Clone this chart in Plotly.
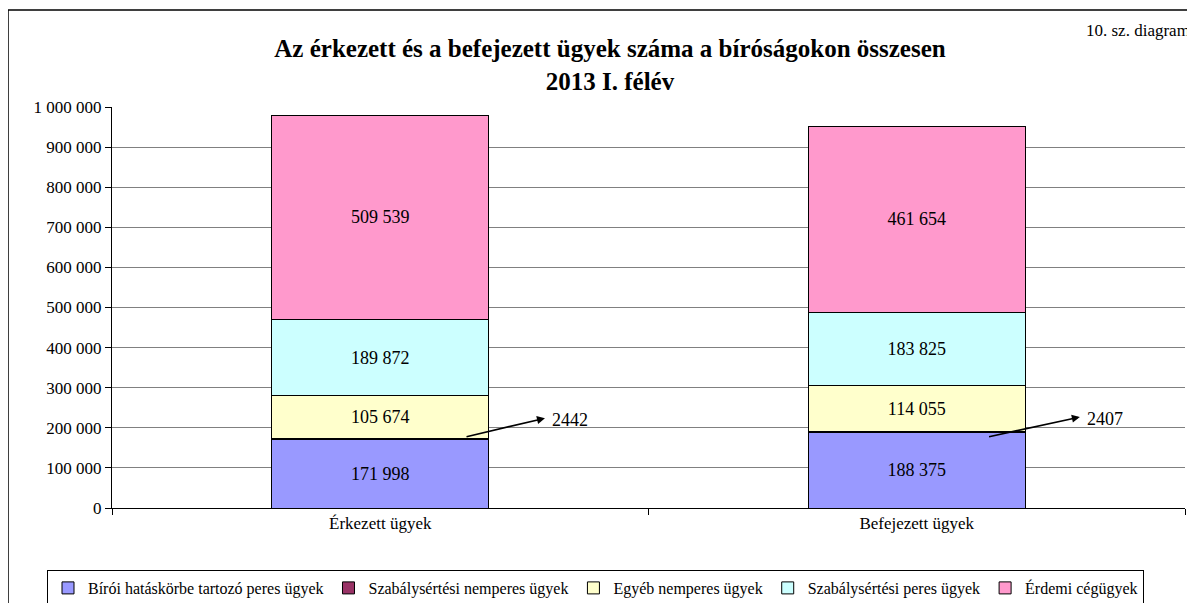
import plotly.graph_objects as go

categories = ["Érkezett ügyek", "Befejezett ügyek"]
series_names = [
    "Bírói hatáskörbe tartozó peres ügyek",
    "Szabálysértési nemperes ügyek",
    "Egyéb nemperes ügyek",
    "Szabálysértési peres ügyek",
    "Érdemi cégügyek",
]
biroi = [171998, 188375]
szab_nemperes = [2442, 2407]
egyeb_nemperes = [105674, 114055]
szab_peres = [189872, 183825]
erdemi = [509539, 461654]
colors = ["#9999FF", "#993366", "#FFFFCC", "#CCFFFF", "#FF99CC"]
ytick_vals = [0, 100000, 200000, 300000, 400000, 500000, 600000, 700000, 800000, 900000, 1000000]

FONT = "Liberation Serif"

# screen-pixel helpers (plot area: x 112..1185, y 107..508)
def px(xs):
    return (xs - 112) / 1073


def py(ys):
    return (508 - ys) / 401


def fmt(v):
    return f"{v:,}".replace(",", " ")


fig = go.Figure()
all_series = [biroi, szab_nemperes, egyeb_nemperes, szab_peres, erdemi]
for name, vals, col in zip(series_names, all_series, colors):
    show_text = vals is not szab_nemperes
    fig.add_trace(go.Bar(
        x=categories, y=vals, name=name,
        marker=dict(color=col, line=dict(color="black", width=1)),
        text=[fmt(v) for v in vals] if show_text else None,
        textposition="inside" if show_text else "none",
        insidetextanchor="middle",
        textfont=dict(color="black", size=18, family=FONT),
        hoverinfo="name+y",
    ))

# arrows for the small segment (offsets relative to category index)
arrow_specs = [
    (0, 0.158, 177000, 0.307, 224000, 0.316),
    (1, 0.132, 177000, 0.304, 227000, 0.313),
]
for idx, tx, ty, hx, hy, lx in arrow_specs:
    fig.add_annotation(
        x=idx + hx, y=hy, ax=idx + tx, ay=ty, xref="x", yref="y", axref="x", ayref="y",
        text="", showarrow=True, arrowhead=2, arrowsize=1, arrowwidth=1.6,
        arrowcolor="black", standoff=0, startstandoff=0,
    )
    fig.add_annotation(
        x=idx + lx, y=hy - 5000, xref="x", yref="y", text=str(szab_nemperes[idx]),
        showarrow=False, xanchor="left", yanchor="middle",
        font=dict(size=18, family=FONT, color="black"),
    )

# top-right caption
fig.add_annotation(
    x=px(1192), y=py(30), xref="paper", yref="paper", text="10. sz. diagram",
    showarrow=False, xanchor="right", yanchor="middle",
    font=dict(size=17, family=FONT, color="black"),
)

# outer border
fig.add_shape(
    type="rect", xref="paper", yref="paper",
    x0=px(8), x1=px(1300), y0=py(700), y1=py(10),
    line=dict(color="black", width=1.5), fillcolor="rgba(0,0,0,0)", layer="below",
)

fig.update_layout(
    barmode="stack",
    bargap=0.595,
    width=1195, height=603,
    margin=dict(l=104, r=18, t=99, b=103, autoexpand=False),
    paper_bgcolor="white", plot_bgcolor="white",
    font=dict(family=FONT, color="black", size=17),
    title=dict(
        text="<b>Az érkezett és a befejezett ügyek száma a bíróságokon összesen<br>2013 I. félév</b>",
        x=602 / 1195, xanchor="center", y=1 - 49 / 603, yanchor="middle",
        font=dict(size=25, family=FONT, color="black"),
    ),
    showlegend=True,
    legend=dict(
        orientation="h", xref="paper", yref="paper",
        x=px(47), xanchor="left",
        y=py(570), yanchor="top",
        bordercolor="black", borderwidth=1,
        font=dict(size=16, family=FONT), traceorder="normal",
        itemwidth=30, tracegroupgap=0,
    ),
    xaxis=dict(
        showline=True, linecolor="black", linewidth=1,
        ticks="outside", tickson="boundaries", ticklen=6, tickcolor="black",
        tickfont=dict(size=17, family=FONT), showgrid=False,
    ),
    yaxis=dict(
        range=[0, 1000000], tickvals=ytick_vals,
        ticktext=[fmt(v) for v in ytick_vals],
        showline=True, linecolor="black", linewidth=1,
        ticks="outside", ticklen=6, tickcolor="black",
        showgrid=True, gridcolor="#808080", gridwidth=1,
        tickfont=dict(size=17, family=FONT), zeroline=False,
    ),
    hovermode="closest",
)

fig.write_html("out.html")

● What needs to be done: Write out, word for word, the lines from the start of the data through the one holding "import plotly.graph_objects as go". Omit pictures.

● Correct answer:
Clone this chart in Plotly.
import plotly.graph_objects as go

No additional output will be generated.